The journey on Friday to Winter Quarters was a good trek, long but fairly easy.  I was interviewed by the channel 6 news out on the trail and it was a good piece.  I then stopped at the Crescent gas station for some ice and there was three teenagers selling corn out of the back end of a truck and so I went over to try and find a way to get them to donate a piece of sweet corn to me.  I started to tell my story and before I could finish, they wanted to know if I would accept 6 ears of corn and of course….yes.  Then as I was continuing a discussion with these three enthusiastic entrepreneurs, they gave me 6 more!  They have no idea how much that means to my stomach and taste buds.  Thanks kids!  You’re awesome….

Continuing West, I had to try and get away with walking 3 ½ miles on the 680 interstate and over the Mormon Bridge into Florence NE (Winter Quarters).  No more than a ½ mile onto the interstate I was stopped by the Highway Patrol and said that I couldn’t walk across the bridge because it didn’t have a breakdown lane.  After a few moments of pleading my case and what I was trying to do, he agreed to let me walk on the shoulder and then I needed to load the cart on the truck to cross the bridge, at least I would be able to continue.  I then walked to the bridge and discovered that it had a breakdown lane and so I hustled across and got to walk the entire distance, including walking across the Missouri.  I arrived in Florence around 5PM and was glad to be able to put a milestone of having IA behind me, but the awesome task of walking NE for the next 45 days!

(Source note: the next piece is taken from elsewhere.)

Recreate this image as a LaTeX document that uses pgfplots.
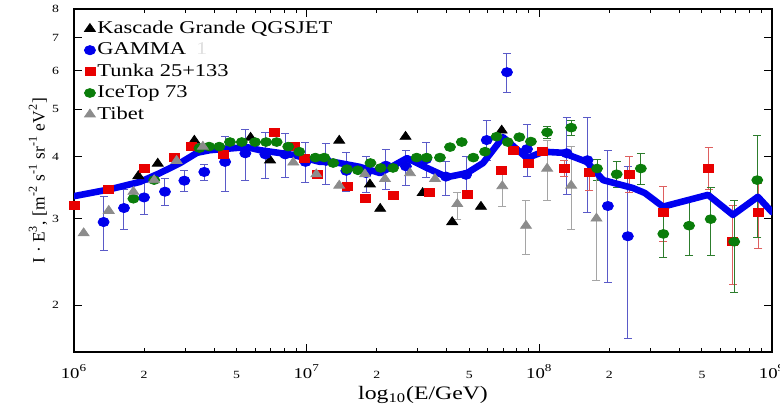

The missionaries here at the Mormon Trail Center in Florence have been great.  They have let me pitch my tent in the rear of the property and everyone has been so kind, especially Pres. Brewster who is in charge of the center.  We shared some great conservations and he, in true pioneer fashion, offered me some charity and took me to the local store and let me buy some supplies for the coming days ahead.  He purchased an onion, potatoes, carrots, 3 apples and some potato rolls.  They will be consumed with gratitude.  Everyone has been wonderful.